“Europe cannot just get emotional,” Renzi said in a press conference with his Maltese counterpart Joseph Muscat, after the publication of a photograph of a toddler's lifeless body washed ashore on a Turkish beach sent shock waves across the continent.
— Agenzia ANSA (@Agenzia_Ansa) September 3, 2015
“Faced with these images which tear and move the hearts of every father, we must be aware that we need a global strategy and Europe cannot lose face”, he said.
“We have had many European leaders who have been moved emotionally. It is good that the world's attention is drawn to what we are living through. But it's not our duty to react with emotion, but to solve problems”, he insisted.

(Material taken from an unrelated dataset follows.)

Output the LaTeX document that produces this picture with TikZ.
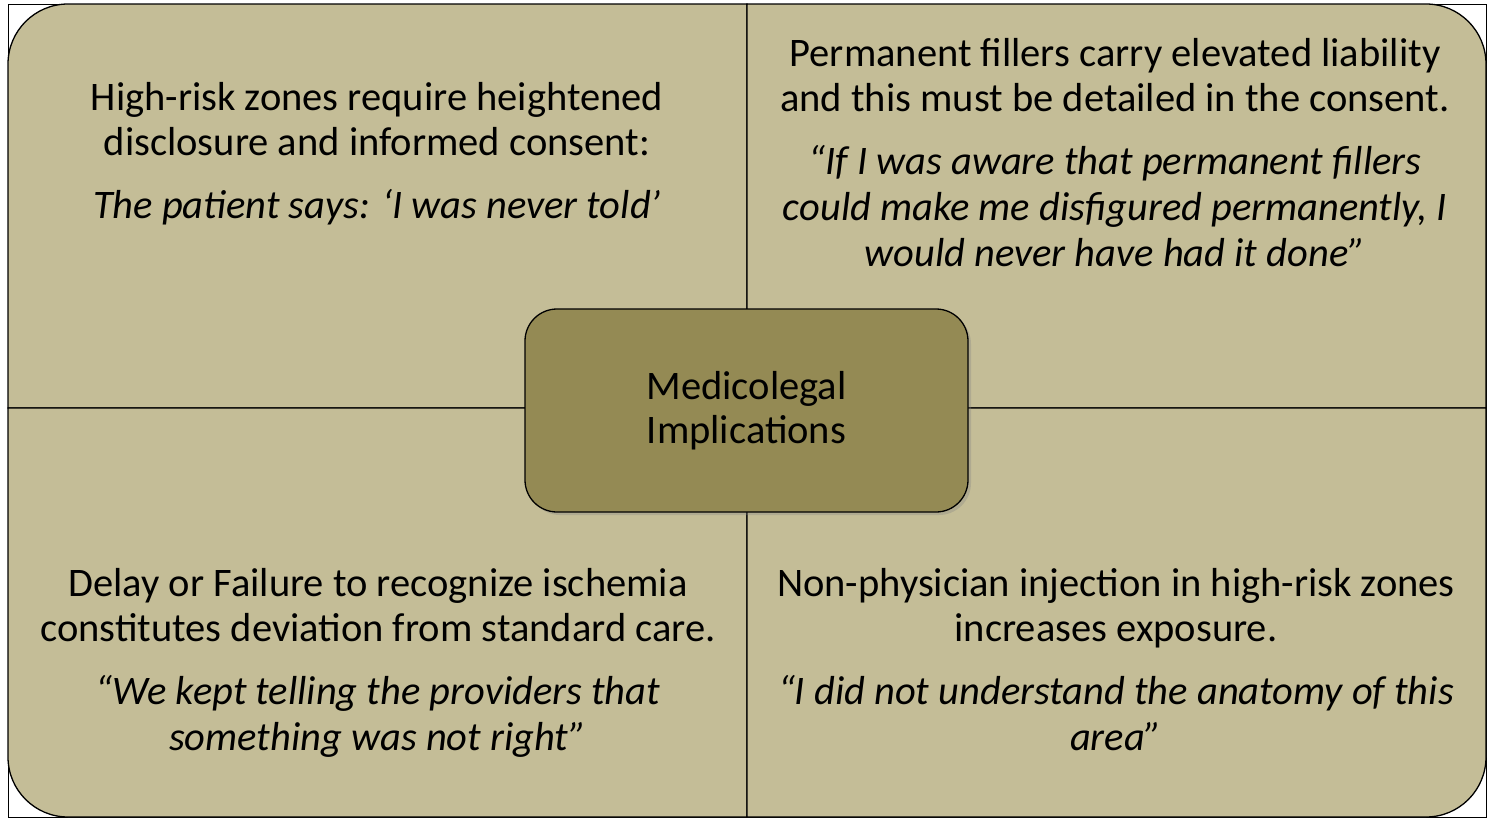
\documentclass[tikz,border=0pt]{standalone}
\usepackage{fontspec}
\setmainfont{Carlito}
\usetikzlibrary{shadows}
\definecolor{quad}{HTML}{C4BD97}
\definecolor{mid}{HTML}{948A54}
\begin{document}
\begin{tikzpicture}[x=1pt,y=-1pt,
  q/.style={fill=quad,draw=black,line width=1.3pt},
  t/.style={align=center,font=\fontsize{40.5}{45}\selectfont,inner sep=0pt,anchor=north}]
\useasboundingbox (0,0) rectangle (1492,827);
\draw[line width=1pt] (8,4) rectangle (1486,817);
\draw[q] (747,408) -- (8,408) [rounded corners=60pt]-- (8,4) [sharp corners]-- (747,4) -- cycle;
\draw[q] (747,408) -- (747,4) [rounded corners=60pt]-- (1486,4) [sharp corners]-- (1486,408) -- cycle;
\draw[q] (747,408) -- (8,408) [rounded corners=60pt]-- (8,817) [sharp corners]-- (747,817) -- cycle;
\draw[q] (747,408) -- (1486,408) [rounded corners=60pt]-- (1486,817) [sharp corners]-- (747,817) -- cycle;
\node[draw=black,line width=1.3pt,fill=mid,rounded corners=32pt,minimum width=443pt,minimum height=203pt,
  drop shadow={shadow xshift=3pt,shadow yshift=-3pt,opacity=0.3},
  align=center,font=\fontsize{40.5}{44}\selectfont] (c) at (746.5,410.5) {Medicolegal\\Implications};
\node[t] (tl) at (377,82) {High-risk zones require heightened\\disclosure and informed consent:\\[18pt]\itshape The patient says: ‘I was never told’};
\node[t] (tr) at (1115,38) {Permanent fillers carry elevated liability\\and this must be detailed in the consent.\\[18pt]\itshape “If I was aware that permanent fillers\\[1pt]\itshape could make me disfigured permanently, I\\[1pt]\itshape would never have had it done”};
\node[t] (bl) at (378,568) {Delay or Failure to recognize ischemia\\constitutes deviation from standard care.\\[18pt]\itshape “We kept telling the providers that\\[1pt]\itshape something was not right”};
\node[t] (br) at (1116,568) {Non-physician injection in high-risk zones\\increases exposure.\\[18pt]\itshape “I did not understand the anatomy of this\\[1pt]\itshape area”};
\end{tikzpicture}
\end{document}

The Italian PM was speaking a day after the release of images showing a little boy lying face down in the sand near Bodrum, one of Turkey's prime tourist resorts, before being picked up by a police officer.
The hashtag “#KiyiyaVuranInsanlik” (“Humanity washed ashore”) made it to Twitter's top world trending topics after the image was widely shared.

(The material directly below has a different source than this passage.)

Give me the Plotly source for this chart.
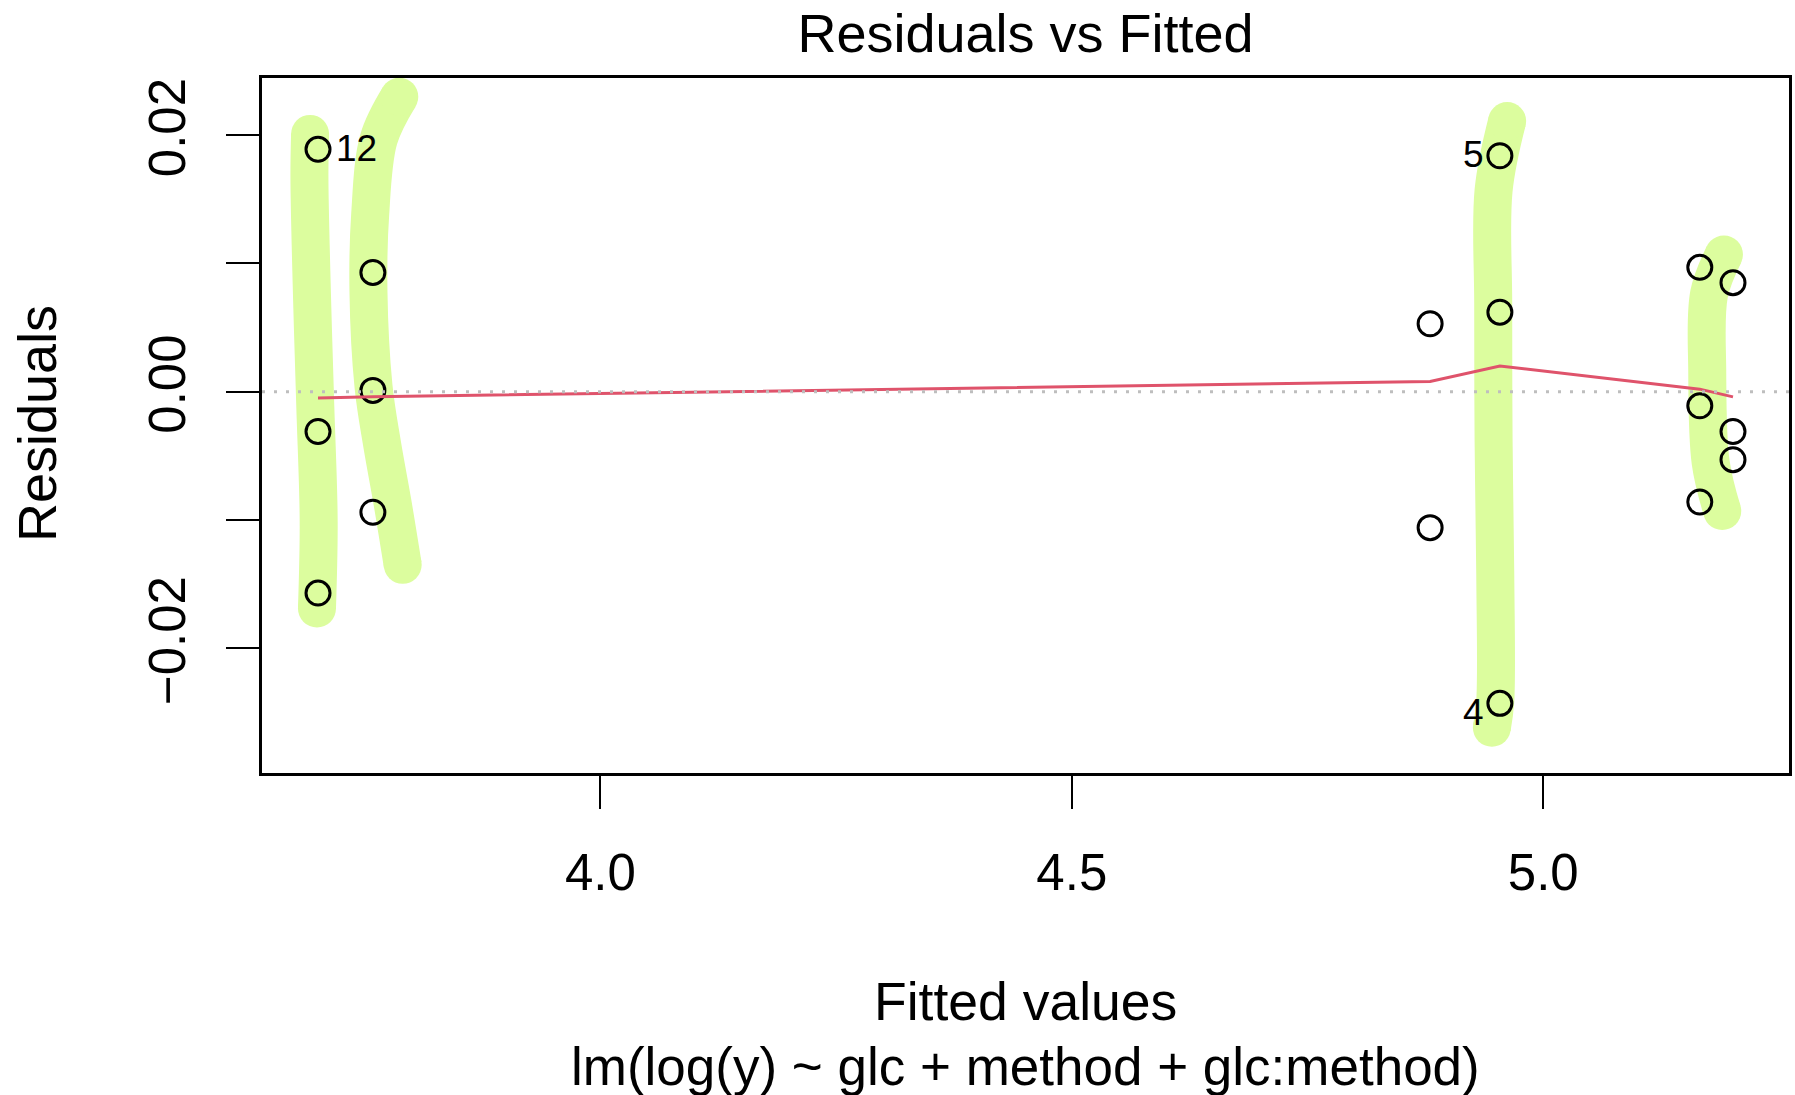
import plotly.graph_objects as go

# ---- data ----
fitted = [3.7006, 3.7006, 3.7006, 3.7588, 3.7588, 3.7588, 4.880, 4.880,
          4.954, 4.954, 4.954, 5.166, 5.166, 5.166, 5.2012, 5.2012, 5.2012]
residuals = [0.0189, -0.0031, -0.0157, 0.0093, 0.0001, -0.0094, 0.0053, -0.0106,
             0.0184, 0.0062, -0.0243, 0.0097, -0.0011, -0.0086, 0.0085, -0.0031, -0.0053]
point_ids = ["12", "", "", "", "", "", "", "", "5", "", "4", "", "", "", "", "", ""]

smooth_x = [3.7006, 3.7588, 4.880, 4.954, 5.166, 5.2012]
smooth_y = [-0.0005, -0.0004, 0.0008, 0.0020, 0.0002, -0.0004]

# hand-drawn highlighter strokes
stroke1_x = [3.6922, 3.6915, 3.6941, 3.6977, 3.7013, 3.6995]
stroke1_y = [0.0201, 0.0167, 0.0078, -0.0011, -0.0101, -0.0169]
stroke2_x = [3.7868, 3.7650, 3.7559, 3.7541, 3.7595, 3.7686, 3.7795, 3.7904]
stroke2_y = [0.0230, 0.0197, 0.0138, 0.0078, 0.0004, -0.0041, -0.0086, -0.0135]
stroke3_x = [4.9617, 4.9473, 4.9469, 4.9473, 4.9491, 4.9491, 4.9455]
stroke3_y = [0.0211, 0.0157, 0.0069, -0.0037, -0.0143, -0.0241, -0.0262]
stroke4_x = [5.1916, 5.1758, 5.1739, 5.1775, 5.1898]
stroke4_y = [0.0107, 0.0076, 0.0016, -0.0055, -0.0093]

x_ticks = [4.0, 4.5, 5.0]
x_tick_text = ["4.0", "4.5", "5.0"]
y_ticks = [-0.02, -0.01, 0.0, 0.01, 0.02]
y_tick_text = ["\u22120.02", "", "0.00", "", "0.02"]

title = "Residuals vs Fitted"
x_label = "Fitted values"
sub_label = "lm(log(y) ~ glc + method + glc:method)"
y_label = "Residuals"

FONT = "Liberation Sans, Arial, Helvetica, sans-serif"
GREEN = "#dcfd9e"
STROKE_W = 38

W, H = 1795, 1095
L, R, T, B = 262, 3, 78, 322
PLOT_W = W - L - R
PLOT_H = H - T - B


def paper_y(y_page):
    return (H - B - y_page) / PLOT_H


def paper_x(x_page):
    return (x_page - L) / PLOT_W


fig = go.Figure()

for sx, sy in [(stroke1_x, stroke1_y), (stroke2_x, stroke2_y),
               (stroke3_x, stroke3_y), (stroke4_x, stroke4_y)]:
    fig.add_trace(go.Scatter(x=sx, y=sy, mode="lines",
                             line=dict(color=GREEN, width=STROKE_W, shape="spline"),
                             hoverinfo="skip", showlegend=False))
    fig.add_trace(go.Scatter(x=[sx[0], sx[-1]], y=[sy[0], sy[-1]], mode="markers",
                             marker=dict(color=GREEN, size=STROKE_W, line=dict(width=0)),
                             hoverinfo="skip", showlegend=False))

fig.add_trace(go.Scatter(x=fitted, y=residuals, mode="markers",
                         marker=dict(symbol="circle-open", size=24, color="black",
                                     line=dict(width=3, color="black")),
                         showlegend=False))

fig.add_trace(go.Scatter(x=smooth_x, y=smooth_y, mode="lines",
                         line=dict(color="#DF536B", width=3),
                         showlegend=False))

# zero reference line (dotted grey)
fig.add_shape(type="line", xref="paper", yref="y", x0=0, x1=1, y0=0, y1=0,
              line=dict(color="#bebebe", width=3, dash="3px,9px"), layer="above")

# point labels
for xv, yv, lab in zip(fitted, residuals, point_ids):
    if not lab:
        continue
    left_side = xv < 4.5
    fig.add_annotation(x=xv, y=yv, text=lab, showarrow=False,
                       xanchor="left" if left_side else "right",
                       xshift=16 if left_side else -14,
                       yshift=(-9 if yv < 0 else 1),
                       font=dict(family=FONT, size=37, color="black"))

# axis / caption texts
fig.add_annotation(x=0.5, y=paper_y(1001.7), xref="paper", yref="paper",
                   text=x_label, showarrow=False, yanchor="middle",
                   font=dict(family=FONT, size=53.5, color="black"))
fig.add_annotation(x=0.5, y=paper_y(1066), xref="paper", yref="paper",
                   text=sub_label, showarrow=False, yanchor="middle",
                   font=dict(family=FONT, size=53, color="black"))
fig.add_annotation(x=paper_x(36), y=paper_y(423.6), xref="paper", yref="paper",
                   text=y_label, showarrow=False, textangle=-90,
                   xanchor="center", yanchor="middle",
                   font=dict(family=FONT, size=54, color="black"))

fig.update_layout(
    width=W, height=H,
    margin=dict(l=L, r=R, t=T, b=B),
    paper_bgcolor="white", plot_bgcolor="white",
    title=dict(text=title, x=0.5, xref="paper", y=1 - 33 / H, yanchor="middle",
               xanchor="center", font=dict(family=FONT, size=54, color="black")),
    xaxis=dict(range=[3.6412, 5.2606], tickvals=x_ticks, ticktext=x_tick_text,
               showgrid=False, zeroline=False, showline=True, mirror=True,
               linecolor="black", linewidth=2.5, ticks="outside", ticklen=33,
               tickwidth=2, tickcolor="black", ticklabelstandoff=20,
               tickfont=dict(family=FONT, size=51, color="black")),
    yaxis=dict(range=[-0.02973, 0.02446], tickvals=y_ticks, ticktext=y_tick_text,
               showgrid=False, zeroline=False, showline=True, mirror=True,
               linecolor="black", linewidth=2.5, ticks="outside", ticklen=33,
               tickwidth=2, tickcolor="black", tickangle=-90, ticklabelstandoff=21,
               tickfont=dict(family=FONT, size=51, color="black")),
)

# remove the page's default body margin so the figure fills the window exactly
fig.write_html("out.html",
               config={"displayModeBar": False},
               post_script="document.body.style.margin='0';"
                           "document.body.style.overflow='hidden';")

“Today it's everyone's problem and we appeal for people to be rational. The emergency can only be managed with a strategic vision,” Renzi said.
Italy has joined Germany and France in calling for an overhaul of laws on the right to asylum ahead of an informal meeting of EU foreign ministers in Luxembourg on Friday and Saturday.

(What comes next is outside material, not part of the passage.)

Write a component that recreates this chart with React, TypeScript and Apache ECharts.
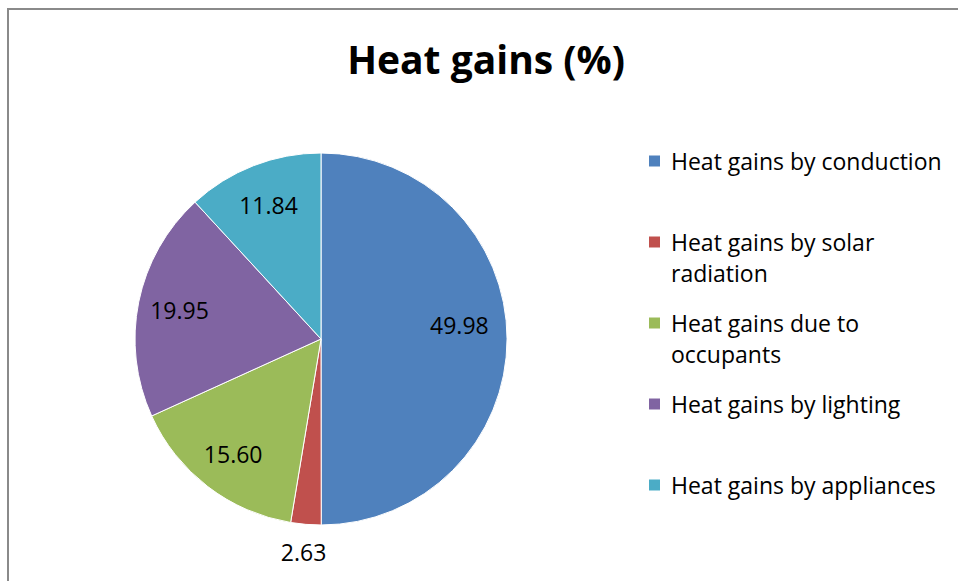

Rome has long urged an EU immigration policy and the creation of an EU asylum law – something that would require the reform of existing legislation – to ease the burden on countries on the front-line of the crisis.
While Italy and Greece are struggling to deal with vast numbers of fresh arrivals in the Mediterranean, Germany – Europe's biggest economy – has become the top destination for refugees.
European Union President Donald Tusk urged member states on Thursday to take in at least 100,000 refugees to ease the pressure.
But EU leaders have already rejected mandatory quotas way below 100,000, agreeing only at a summit in June to the voluntary relocation of 32,000 from Syria and Eritrea, short even of the target of 40,000 set by the European Commission in May.